Some sessions from the recent using std::cpp are now online.
Reflecting C++
by Axel Naumann
About the session:
What do you use to not get lost in a new city? A map! Some of today's C++ code is as complex as a metropolis, but mapping it still relies on tools to generate descriptions. Wouldn't it be nice to query C++ code from within C++? To answer questions like "which members do you have?" and "what is your type"? That's what reflection is about. This presentation will introduce the magic of the meta land, the features that open up with reflection in your hand.
In your hand? Yes: a first Reflection TS is scheduled to be published in 2019. In parallel the C++ committee is investing a lot of work in making the interfaces nicer, by making it stdlib's first constexpr library. As one of the Reflection TS authors, I will give you a quick tour of where we are and where it is we are going - which is relevant for any library that wants to live in compile-time space.

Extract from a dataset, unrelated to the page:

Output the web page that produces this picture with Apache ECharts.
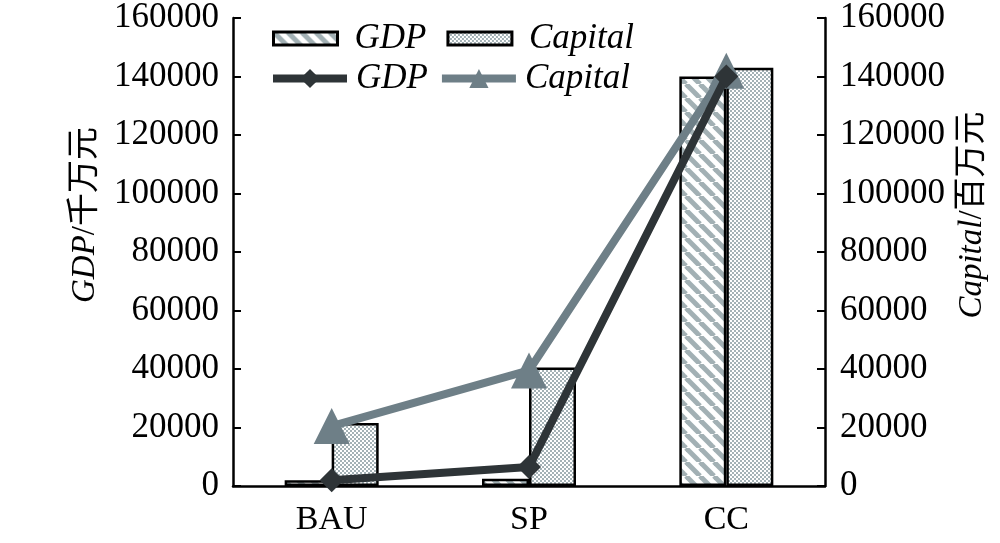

Axel Naumann (CERN) graduated as an experimental high energy / particle physicist. After a couple of years in The Netherlands and the US, he is now working at CERN, where he is leading the ROOT project https://root.cern, used by tens of thousands of physicists (and others) with varying coding expertise, to analyze about 1 exabytes of serialized C++ data - all in C++, with dynamic Python bindings. Since 2011, Axel is CERN's representative at the ISO C++ committee. Examples of past presentations include talks at 33C3, ACCU and a Google Tech Talk, as well as lectures and trainings.